Stated task
Quote all of the data that follows exactly as written, skipping the images.

(Code that draws figures)
------------------------------------
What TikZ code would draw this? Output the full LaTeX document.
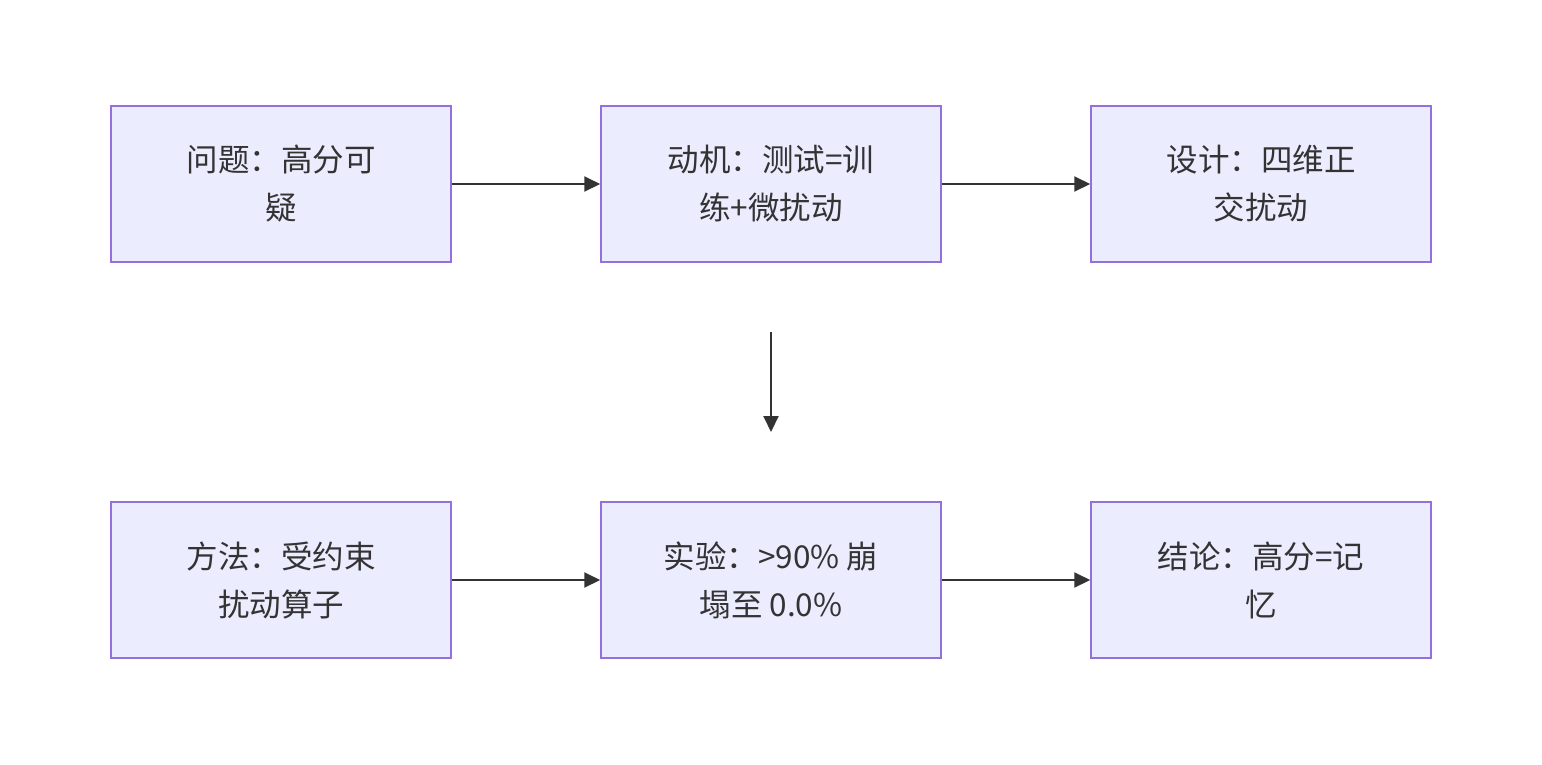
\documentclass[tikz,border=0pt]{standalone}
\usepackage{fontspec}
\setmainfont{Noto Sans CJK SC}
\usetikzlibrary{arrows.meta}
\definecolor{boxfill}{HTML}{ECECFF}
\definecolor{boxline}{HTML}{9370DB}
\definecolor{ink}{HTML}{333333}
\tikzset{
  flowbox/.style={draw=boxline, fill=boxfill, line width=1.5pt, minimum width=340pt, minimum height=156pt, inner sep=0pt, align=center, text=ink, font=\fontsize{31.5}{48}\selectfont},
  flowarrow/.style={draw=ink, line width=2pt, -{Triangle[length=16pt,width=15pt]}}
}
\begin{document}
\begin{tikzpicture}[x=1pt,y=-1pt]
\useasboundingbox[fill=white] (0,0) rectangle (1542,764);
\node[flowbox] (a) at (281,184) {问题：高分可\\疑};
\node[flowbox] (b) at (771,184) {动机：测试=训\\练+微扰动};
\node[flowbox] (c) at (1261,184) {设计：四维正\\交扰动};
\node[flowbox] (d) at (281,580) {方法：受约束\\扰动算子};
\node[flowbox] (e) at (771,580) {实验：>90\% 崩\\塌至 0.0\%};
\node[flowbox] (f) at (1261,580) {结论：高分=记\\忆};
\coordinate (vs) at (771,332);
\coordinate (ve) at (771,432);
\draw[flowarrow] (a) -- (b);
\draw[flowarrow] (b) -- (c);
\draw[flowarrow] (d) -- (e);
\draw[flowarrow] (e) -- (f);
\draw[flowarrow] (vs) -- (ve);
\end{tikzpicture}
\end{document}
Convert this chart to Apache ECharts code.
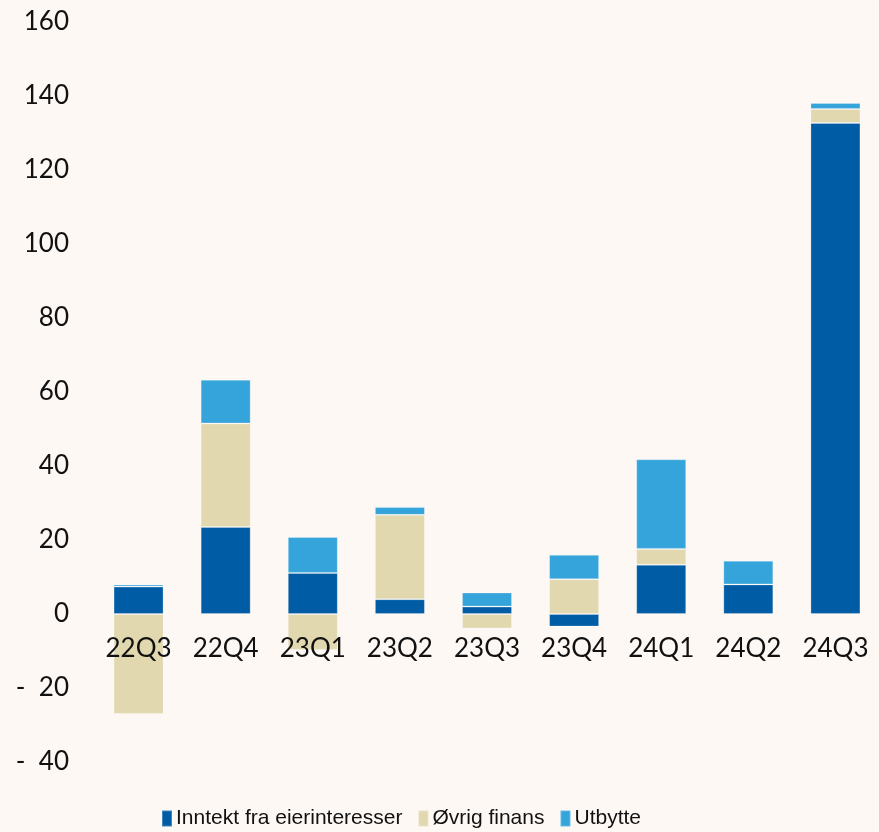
------------------------------------
Exercise response
What TikZ code would draw this? Output the full LaTeX document.
\documentclass[tikz,border=0pt]{standalone}
\usepackage{fontspec}
\setmainfont{Noto Sans CJK SC}
\usetikzlibrary{arrows.meta}
\definecolor{boxfill}{HTML}{ECECFF}
\definecolor{boxline}{HTML}{9370DB}
\definecolor{ink}{HTML}{333333}
\tikzset{
  flowbox/.style={draw=boxline, fill=boxfill, line width=1.5pt, minimum width=340pt, minimum height=156pt, inner sep=0pt, align=center, text=ink, font=\fontsize{31.5}{48}\selectfont},
  flowarrow/.style={draw=ink, line width=2pt, -{Triangle[length=16pt,width=15pt]}}
}
\begin{document}
\begin{tikzpicture}[x=1pt,y=-1pt]
\useasboundingbox[fill=white] (0,0) rectangle (1542,764);
\node[flowbox] (a) at (281,184) {问题：高分可\\疑};
\node[flowbox] (b) at (771,184) {动机：测试=训\\练+微扰动};
\node[flowbox] (c) at (1261,184) {设计：四维正\\交扰动};
\node[flowbox] (d) at (281,580) {方法：受约束\\扰动算子};
\node[flowbox] (e) at (771,580) {实验：>90\% 崩\\塌至 0.0\%};
\node[flowbox] (f) at (1261,580) {结论：高分=记\\忆};
\coordinate (vs) at (771,332);
\coordinate (ve) at (771,432);
\draw[flowarrow] (a) -- (b);
\draw[flowarrow] (b) -- (c);
\draw[flowarrow] (d) -- (e);
\draw[flowarrow] (e) -- (f);
\draw[flowarrow] (vs) -- (ve);
\end{tikzpicture}
\end{document}
Convert this chart to Apache ECharts code.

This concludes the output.